In the fall of 1963, Mercury ran a 100,000-mile Durability Run over 40 days and nights at the Daytona Speedway using five Comet Calientes. With average speeds of around 105 mph, these production vehicles primarily had safety modifications. Powered by solid-lifter 289 V8s, only one car had a failure: a broken valve spring at 25,000 miles.
Round 2 has brought back AMT’s original 1964 Caliente Craftsman kit with new decals to replicate any of the five Daytona Durability Run cars, a Durability Run tour vehicle, or a factory stock offering. The Craftsman series were primarily unassembled promos with no engines. As such, this kit only has 31 parts.
The original two-page, four-step instructions have been updated to show decal placement.
The one-piece body is molded in white, and the bumpers, rear taillight insert, and hubcaps are chrome. The interior consists of a tub, dash, steering wheel, and floor shifter. The door panels and seats feature nice details, as does the dash. Gauges and radio are supplied on the decal sheet. The remarkably clear windshield and rear glass come as a single insert.
The raised detail on the chassis plate benefits from careful painting. The hubcaps press into the sharp-looking whitewall tires and mount to the chassis with metal axles. There is some play where the axles go through the chassis plate, but this is OK because you don’t need to worry about all four tires touching the ground.
The body requires minimal cleanup, which is a pleasant surprise for a mold of this age. Watch the tops of the hood and deck lid where the insert pins are molded underneath. Mine had very faint depressions, almost unnoticeable until I primed and block-sanded.
I was able to sand them out. Let my experiences inform you: these shallow depressions can become pronounced when the color coat is applied. Make sure to check for them.

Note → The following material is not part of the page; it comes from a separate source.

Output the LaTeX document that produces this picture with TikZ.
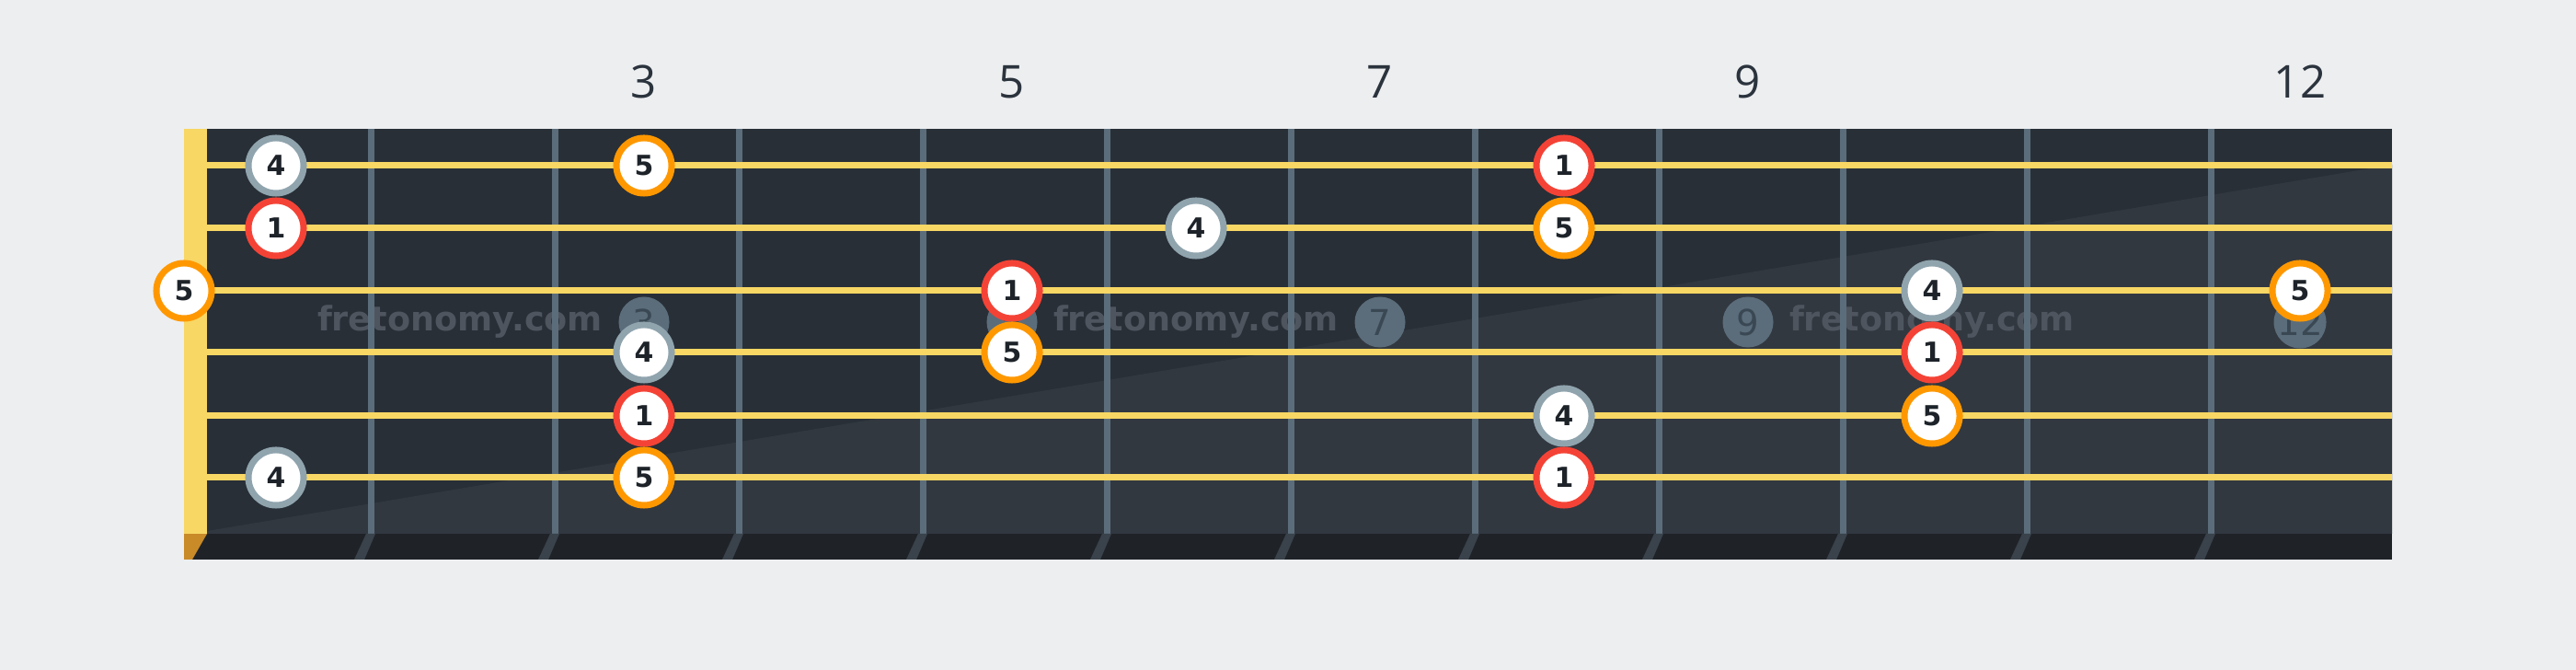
\documentclass[tikz,border=0pt]{standalone}
\usepackage{fontspec}
\setmainfont{DejaVu Sans}
\newfontfamily\fretfont{Open Sans}
\definecolor{pagebg}{HTML}{EDEEF0}
\definecolor{boarddark}{HTML}{282F37}
\definecolor{boardlight}{HTML}{323840}
\definecolor{stringcol}{HTML}{F8D764}
\definecolor{fretcol}{HTML}{5B6D7B}
\definecolor{fretshade}{HTML}{3A424B}
\definecolor{barcol}{HTML}{1F2328}
\definecolor{nutshadow}{HTML}{C98A28}
\definecolor{rootred}{HTML}{F44336}
\definecolor{fifthorange}{HTML}{FF9800}
\definecolor{fourthgrey}{HTML}{90A4AE}
\definecolor{notetext}{HTML}{1D2329}
\definecolor{labelcol}{HTML}{2B333D}
\definecolor{inlaytext}{HTML}{3A4854}
\definecolor{markcol}{HTML}{4E555E}

\begin{document}
\begin{tikzpicture}[
        x=0.01cm,y=-0.01cm,
        note/.style={circle,fill=white,line width=0.07cm,minimum size=0.6cm,inner sep=0pt,text=notetext,font=\bfseries\fontsize{8.5}{8.5}\selectfont},
        root/.style={note,draw=rootred},
        fifth/.style={note,draw=fifthorange},
        fourth/.style={note,draw=fourthgrey},
        inlay/.style={circle,fill=fretcol,minimum size=0.55cm,inner sep=0pt,text=inlaytext,font=\fontsize{11}{11}\selectfont},
        fretnum/.style={text=labelcol,font=\fretfont\fontsize{14}{14}\selectfont},
        stamp/.style={text=markcol,font=\bfseries\fontsize{10.4}{10.4}\selectfont},
        gstring/.style={stringcol,line width=0.07cm}
    ]
    \useasboundingbox (0,0) rectangle (2800,728);
    \fill[pagebg] (0,0) rectangle (2800,728);

    \fill[boarddark] (200,140) rectangle (2600,580);
    \fill[boardlight] (225,577) -- (2600,179) -- (2600,580) -- (225,580) -- cycle;
    \fill[barcol] (200,580) rectangle (2600,608);
    \fill[nutshadow] (200,580) -- (225,580) -- (209,608) -- (200,608) -- cycle;
    \fill[stringcol] (200,140) rectangle (225,580);

    \node[stamp] (mark1) at (500,350) {fretonomy.com};
    \node[stamp] (mark2) at (1300,350) {fretonomy.com};
    \node[stamp] (mark3) at (2100,350) {fretonomy.com};

    \foreach \f in {1,...,11} {
        \fill[fretcol] ({200+200*\f},140) rectangle ({207+200*\f},580);
        \fill[fretshade] ({198+200*\f},580) -- ({208+200*\f},580) -- ({196+200*\f},608) -- ({185+200*\f},608) -- cycle;
    }

    \foreach \y in {180,248,316,383,452,519}
        \draw[gstring] (225,\y) -- (2600,\y);

    \foreach \f in {3,5,7,9,12} {
        \node[inlay] (dot\f) at ({100+200*\f},350) {\f};
        \node[fretnum] (num\f) at ({100+200*\f},89) {\f};
    }

    \node[fourth] (s1f1) at (300,180) {4};
    \node[fifth] (s1f3) at (700,180) {5};
    \node[root] (s1f8) at (1700,180) {1};
    \node[root] (s2f1) at (300,248) {1};
    \node[fourth] (s2f6) at (1300,248) {4};
    \node[fifth] (s2f8) at (1700,248) {5};
    \node[fifth] (s3f0) at (200,316) {5};
    \node[root] (s3f5) at (1100,316) {1};
    \node[fourth] (s3f10) at (2100,316) {4};
    \node[fifth] (s3f12) at (2500,316) {5};
    \node[fourth] (s4f3) at (700,383) {4};
    \node[fifth] (s4f5) at (1100,383) {5};
    \node[root] (s4f10) at (2100,383) {1};
    \node[root] (s5f3) at (700,452) {1};
    \node[fourth] (s5f8) at (1700,452) {4};
    \node[fifth] (s5f10) at (2100,452) {5};
    \node[fourth] (s6f1) at (300,519) {4};
    \node[fifth] (s6f3) at (700,519) {5};
    \node[root] (s6f8) at (1700,519) {1};
\end{tikzpicture}
\end{document}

Round 2 now supplies decals for the body emblems. I sanded the molded emblems off and applied the decals. However, they’re fragile, so be careful.

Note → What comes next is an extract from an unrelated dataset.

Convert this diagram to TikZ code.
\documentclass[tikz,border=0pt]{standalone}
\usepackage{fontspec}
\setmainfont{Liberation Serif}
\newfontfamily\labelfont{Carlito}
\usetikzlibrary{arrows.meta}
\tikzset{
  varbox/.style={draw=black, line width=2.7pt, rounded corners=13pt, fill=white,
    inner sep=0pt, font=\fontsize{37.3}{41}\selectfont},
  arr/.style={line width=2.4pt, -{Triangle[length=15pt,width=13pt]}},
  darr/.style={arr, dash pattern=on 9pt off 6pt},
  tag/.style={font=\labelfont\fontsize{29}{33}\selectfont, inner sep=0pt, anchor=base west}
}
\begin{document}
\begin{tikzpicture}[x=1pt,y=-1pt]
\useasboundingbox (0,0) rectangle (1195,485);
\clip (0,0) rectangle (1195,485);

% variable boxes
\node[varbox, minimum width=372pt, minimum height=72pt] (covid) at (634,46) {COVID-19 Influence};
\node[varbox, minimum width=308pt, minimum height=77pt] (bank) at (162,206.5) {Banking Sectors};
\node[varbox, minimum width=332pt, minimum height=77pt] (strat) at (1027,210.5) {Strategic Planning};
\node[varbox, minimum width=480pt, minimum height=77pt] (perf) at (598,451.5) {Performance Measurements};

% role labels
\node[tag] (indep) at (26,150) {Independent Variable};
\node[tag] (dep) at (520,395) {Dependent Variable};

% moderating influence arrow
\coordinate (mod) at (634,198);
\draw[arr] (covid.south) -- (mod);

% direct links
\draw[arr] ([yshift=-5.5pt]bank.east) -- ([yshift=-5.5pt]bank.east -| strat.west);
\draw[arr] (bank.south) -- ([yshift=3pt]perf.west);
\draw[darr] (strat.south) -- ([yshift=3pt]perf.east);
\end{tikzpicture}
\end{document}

If you elect to use the mirrors, spotlight, or antenna, you’ll need to drill locating holes in the body. The bumpers snap into place.

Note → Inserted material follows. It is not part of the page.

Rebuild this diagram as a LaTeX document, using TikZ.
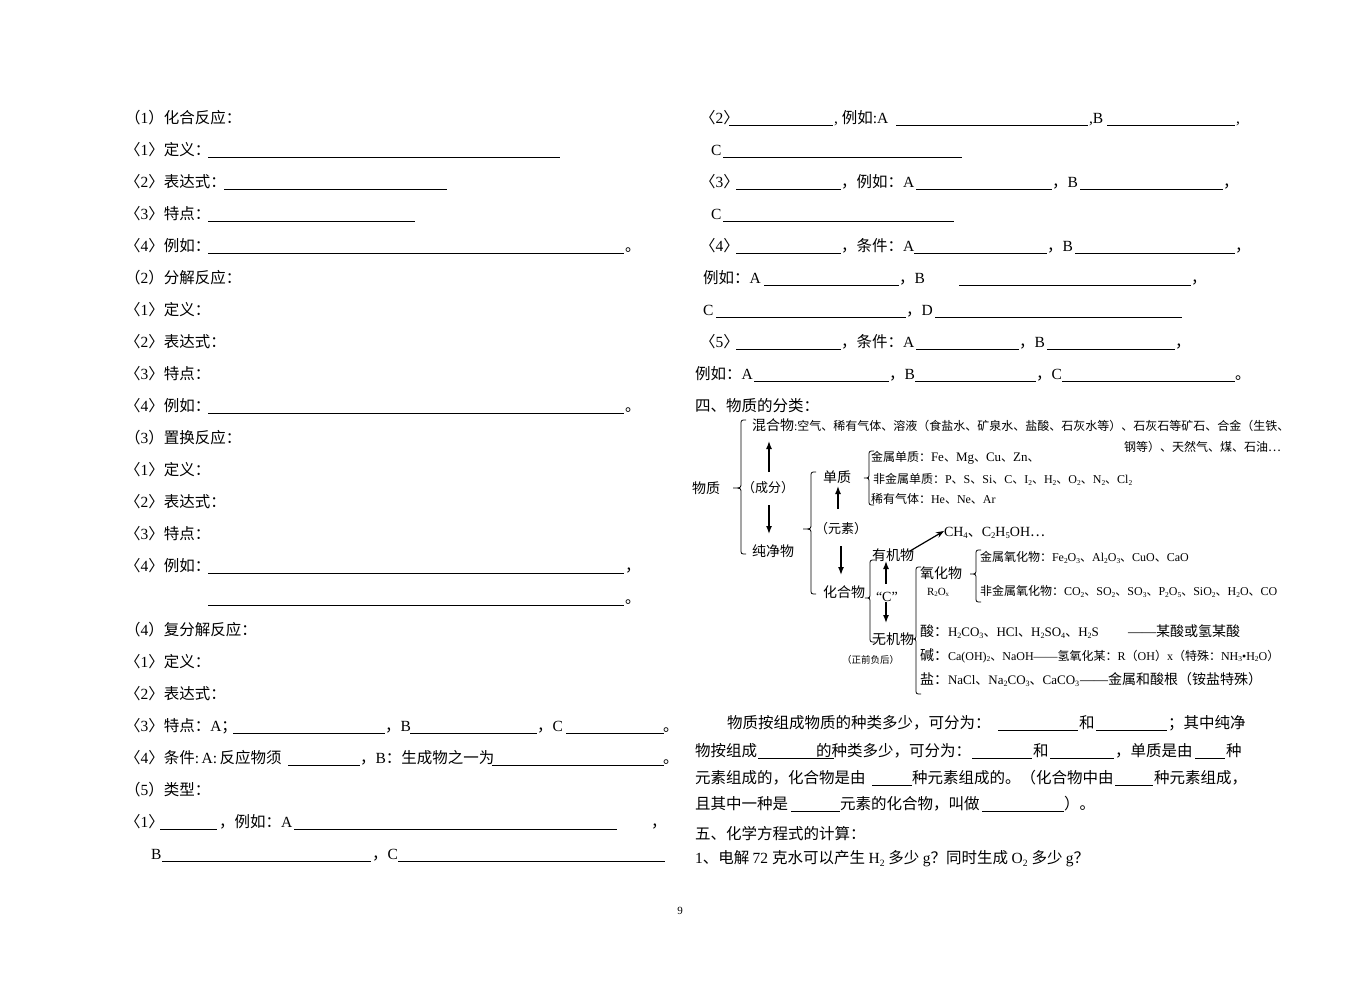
\documentclass[tikz,border=0pt]{standalone}
\usepackage{fontspec}
\usepackage{graphicx}
\setmainfont{Liberation Serif}
\newfontfamily\cjk{Noto Sans CJK SC}
\usetikzlibrary{arrows.meta}
\XeTeXinterchartokenstate=1
\newXeTeXintercharclass\CJKcls
\newcount\mycc
\def\setcls#1#2{\mycc=#1\relax\loop\XeTeXcharclass\mycc=\CJKcls\relax\advance\mycc by 1\relax\ifnum\mycc<#2\relax\repeat}
\setcls{"4E00}{"A000}
\setcls{"3000}{"3040}
\setcls{"FF00}{"FFF0}
\XeTeXcharclass"2026=\CJKcls
\XeTeXinterchartoks 0 \CJKcls = {\cjk}
\XeTeXinterchartoks 4095 \CJKcls = {\cjk}
\XeTeXinterchartoks \CJKcls 0 = {\rmfamily}
\XeTeXinterchartoks 4095 0 = {\rmfamily}
\newcommand\fsz[1]{\fontsize{#1}{#1}\selectfont}
\newcommand\dn[1]{\raisebox{-0.3ex}{\scalebox{0.62}{#1}}}
\newcounter{tn}
\tikzset{
  txt/.style={anchor=base west, inner sep=0pt, outer sep=0pt},
  t155/.style={font=\fsz{15.5}, yshift=-5.9pt},
  t14/.style={font=\fsz{14}, yshift=-5.3pt},
  t13/.style={font=\fsz{13}, yshift=-4.9pt},
  t12/.style={font=\fsz{12}, yshift=-4.5pt},
  t11/.style={font=\fsz{11}, yshift=-4.2pt},
  t10/.style={font=\fsz{9.5}, yshift=-3.6pt},
  ul/.style={line width=0.9pt},
  br/.style={line width=0.8pt},
  arr/.style={line width=1.4pt, -{Latex[length=8pt,width=6pt]}},
  arrd/.style={line width=1.2pt, -{Stealth[length=8pt,width=6pt]}},
}
\newcommand\T[4][t155]{\stepcounter{tn}\node[txt,#1] (t\arabic{tn}) at (#2,#3) {#4};}
\newcommand\U[3]{\draw[ul] (#1,{#3+7}) -- (#2,{#3+7});}
\newcommand\Brace[5]{\draw[br] ({#1+5},#2) .. controls (#1,#2) .. (#1,{#2+5}) -- (#1,{#5-5}) .. controls (#1,#5) .. (#4,#5) .. controls (#1,#5) .. (#1,{#5+5}) -- (#1,{#3-5}) .. controls (#1,#3) .. ({#1+5},#3);}
\begin{document}
\begin{tikzpicture}[x=1pt,y=-1pt]
\useasboundingbox (0,0) rectangle (1361,983);
\fill[white] (0,0) rectangle (1361,983);
% ---------- left column ----------
\T{125}{118}{（1）化合反应：}
\T{125}{150}{〈1〉定义：} \U{208}{560}{150}
\T{125}{182}{〈2〉表达式：} \U{224}{447}{182}
\T{125}{214}{〈3〉特点：} \U{208}{415}{214}
\T{125}{246}{〈4〉例如：} \U{208}{624}{246} \T{625}{246}{。}
\T{125}{278}{（2）分解反应：}
\T{125}{310}{〈1〉定义：}
\T{125}{342}{〈2〉表达式：}
\T{125}{374}{〈3〉特点：}
\T{125}{406}{〈4〉例如：} \U{208}{624}{406} \T{625}{406}{。}
\T{125}{438}{（3）置换反应：}
\T{125}{470}{〈1〉定义：}
\T{125}{502}{〈2〉表达式：}
\T{125}{534}{〈3〉特点：}
\T{125}{566}{〈4〉例如：} \U{208}{624}{566} \T{625}{566}{，}
\U{208}{624}{598} \T{625}{598}{。}
\T{125}{630}{（4）复分解反应：}
\T{125}{662}{〈1〉定义：}
\T{125}{694}{〈2〉表达式：}
\T{125}{726}{〈3〉特点：A；} \U{233}{385}{726} \T{385}{726}{，B} \U{410}{537}{726} \T{537}{726}{，C} \U{566}{664}{726} \T{663}{726}{。}
\T{125}{758}{〈4〉条件:\,A:\,反应物须} \U{288}{360}{758} \T{360}{758}{，B：生成物之一为} \U{492}{664}{758} \T{663}{758}{。}
\T{125}{790}{（5）类型：}
\T{125}{822}{〈1〉} \U{160}{217}{822} \T{219}{822}{，例如：A} \U{294}{617}{822} \T{651}{822}{，}
\T{151}{854}{B} \U{162}{371}{854} \T{372}{854}{，C} \U{398}{665}{854}
% ---------- right column ----------
\T{700}{118}{〈2〉} \U{729}{833}{118} \T{834}{118}{, 例如:A} \U{896}{1088}{118} \T{1089}{118}{,B} \U{1107}{1235}{118} \T{1236}{118}{,}
\T{711}{150}{C} \U{723}{962}{150}
\T{700}{182}{〈3〉} \U{736}{841}{182} \T{841}{182}{，例如：A} \U{916}{1052}{182} \T{1052}{182}{，B} \U{1080}{1223}{182} \T{1223}{182}{，}
\T{711}{214}{C} \U{723}{954}{214}
\T{700}{246}{〈4〉} \U{736}{841}{246} \T{841}{246}{，条件：A} \U{914}{1047}{246} \T{1047}{246}{，B} \U{1075}{1235}{246} \T{1235}{246}{，}
\T{703}{278}{例如：A} \U{764}{899}{278} \T{899}{278}{，B} \U{959}{1191}{278} \T{1191}{278}{，}
\T{703}{310}{C} \U{716}{906}{310} \T{906}{310}{，D} \U{935}{1182}{310}
\T{700}{342}{〈5〉} \U{736}{841}{342} \T{841}{342}{，条件：A} \U{916}{1019}{342} \T{1019}{342}{，B} \U{1047}{1175}{342} \T{1175}{342}{，}
\T{695}{374}{例如：A} \U{754}{889}{374} \T{889}{374}{，B} \U{915}{1036}{374} \T{1036}{374}{，C} \U{1062}{1235}{374} \T{1235}{374}{。}
\T{695}{406}{四、物质的分类：}
% ---------- classification diagram ----------
\T[t12]{752}{426}{{\fsz{14}混合物}:空气、稀有气体、溶液（食盐水、矿泉水、盐酸、石灰水等）、石灰石等矿石、合金（生铁、}
\T[t12]{1124}{447}{钢等）、天然气、煤、石油…}
\T[t14]{692}{488}{物质}
\T[t13]{742}{488}{（成分）}
\T[t14]{752}{551}{纯净物}
\T[t14]{823}{477}{单质}
\T[t13]{815}{529}{（元素）}
\T[t14]{823}{592}{化合物}
\T[t12]{871}{457}{金属单质：{\fsz{13}Fe}、{\fsz{13}Mg}、{\fsz{13}Cu}、{\fsz{13}Zn}、}
\T[t12]{873}{479}{非金属单质：P、S、Si、C、I\dn{2}、H\dn{2}、O\dn{2}、N\dn{2}、Cl\dn{2}}
\T[t12]{871}{499}{稀有气体：He、Ne、Ar}
\T[t14]{944}{531}{CH\dn{4}、C\dn{2}H\dn{5}OH…}
\T[t14]{872}{555}{有机物}
\T[t14]{876}{596}{“C”}
\T[t14]{872}{639}{无机物}
\T[t10]{842}{660}{（正前负后）}
\T[t14]{920}{573}{氧化物}
\T[t11]{927}{591}{R\dn{2}O\dn{x}}
\T[t12]{980}{557}{金属氧化物：Fe\dn{2}O\dn{3}、Al\dn{2}O\dn{3}、CuO、CaO}
\T[t12]{980}{591}{非金属氧化物：CO\dn{2}、SO\dn{2}、SO\dn{3}、P\dn{2}O\dn{5}、SiO\dn{2}、H\dn{2}O、CO}
\T[t14]{920}{631}{酸：{\fsz{13}H\dn{2}CO\dn{3}、HCl、H\dn{2}SO\dn{4}、H\dn{2}S}}
\T[t14]{1128}{631}{——某酸或氢某酸}
\T[t14]{920}{655}{碱：{\fsz{12}Ca(OH)\dn{2}、NaOH——氢氧化某：R（OH）x（特殊：NH\dn{3}•H\dn{2}O）}}
\T[t14]{920}{679}{盐：{\fsz{13}NaCl、Na\dn{2}CO\dn{3}、CaCO\dn{3}}}
\T[t14]{1080}{679}{——金属和酸根（铵盐特殊）}
\Brace{741}{420}{554}{733}{488}
\Brace{811}{472}{594}{803}{529}
\Brace{869}{451}{505}{864}{478}
\Brace{870}{560}{642}{865}{598}
\Brace{976}{550}{602}{970}{574}
\Brace{916}{567}{694}{911}{639}
\coordinate (a1s) at (769,472); \coordinate (a1e) at (769,441);
\coordinate (a2s) at (769,505); \coordinate (a2e) at (769,534);
\coordinate (a3s) at (838,509); \coordinate (a3e) at (838,486);
\coordinate (a4s) at (841,546); \coordinate (a4e) at (841,575);
\coordinate (a5s) at (886,584); \coordinate (a5e) at (886,561);
\coordinate (a6s) at (886,602); \coordinate (a6e) at (886,623);
\coordinate (a7s) at (910,551); \coordinate (a7e) at (944,531);
\draw[arr] (a1s) -- (a1e);
\draw[arr] (a2s) -- (a2e);
\draw[arr] (a3s) -- (a3e);
\draw[arr] (a4s) -- (a4e);
\draw[arr] (a5s) -- (a5e);
\draw[arr] (a6s) -- (a6e);
\draw[arrd] (a7s) -- (a7e);
% ---------- paragraph ----------
\T{727}{723}{物质按组成物质的种类多少，可分为：} \U{998}{1078}{723} \T{1079}{723}{和} \U{1096}{1167}{723} \T{1168}{723}{；其中纯净}
\T{695}{751}{物按组成} \U{758}{834}{751} \T{816}{751}{的种类多少，可分为：} \U{972}{1032}{751} \T{1033}{751}{和} \U{1050}{1114}{751} \T{1115}{751}{，单质是由} \U{1195}{1225}{751} \T{1226}{751}{种}
\T{695}{778}{元素组成的，化合物是由} \U{872}{912}{778} \T{912}{778}{种元素组成的。（化合物中由} \U{1115}{1153}{778} \T{1154}{778}{种元素组成，}
\T{695}{804}{且其中一种是} \U{791}{840}{804} \T{840}{804}{元素的化合物，叫做} \U{982}{1064}{804} \T{1064}{804}{）。}
\T{695}{834}{五、化学方程式的计算：}
\T{695}{858}{1、电解 72 克水可以产生 H\dn{2} 多少 g？同时生成 O\dn{2} 多少 g？}
\node[font=\fsz{11}] (pg) at (680,911) {9};
\end{tikzpicture}
\end{document}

The taillights are clear red plastic, but the headlights are molded with the grille. I mixed a small amount of Tamiya White acrylic (No. XF-2) with Pledge Floor Gloss and painted them, and they don’t look too bad.
I also made a quick pass with Tamiya Smoke (No. TS-71) over the chrome parts to add depth. The body and interior are painted Tamiya Gloss Aluminum (No. TS-17) without a clear topcoat and Pearl Light Blue (No. TS-58), respectively.
As mentioned earlier, you can make a Daytona or a Durability Run tour car. I went with the Daytona car for two reasons: I didn’t want to overpower the model with additional decals, and I couldn’t find any pictures of the tour car. I did find an image showing the passenger-side Comet decal starting at the rear of the door.
The decals release quickly from their carrier and, with plenty of water, remain positionable. The setting solution helped the decals settle over the door openings.
I spent 26 hours on this build. More than needed, but I was having too much fun! It’s helpful if you have experience with decals and Bare-Metal Foil if finishing as a Daytona or Durability Run tour car. No such worries if you want to build a factory stock model, which would be a good learning build.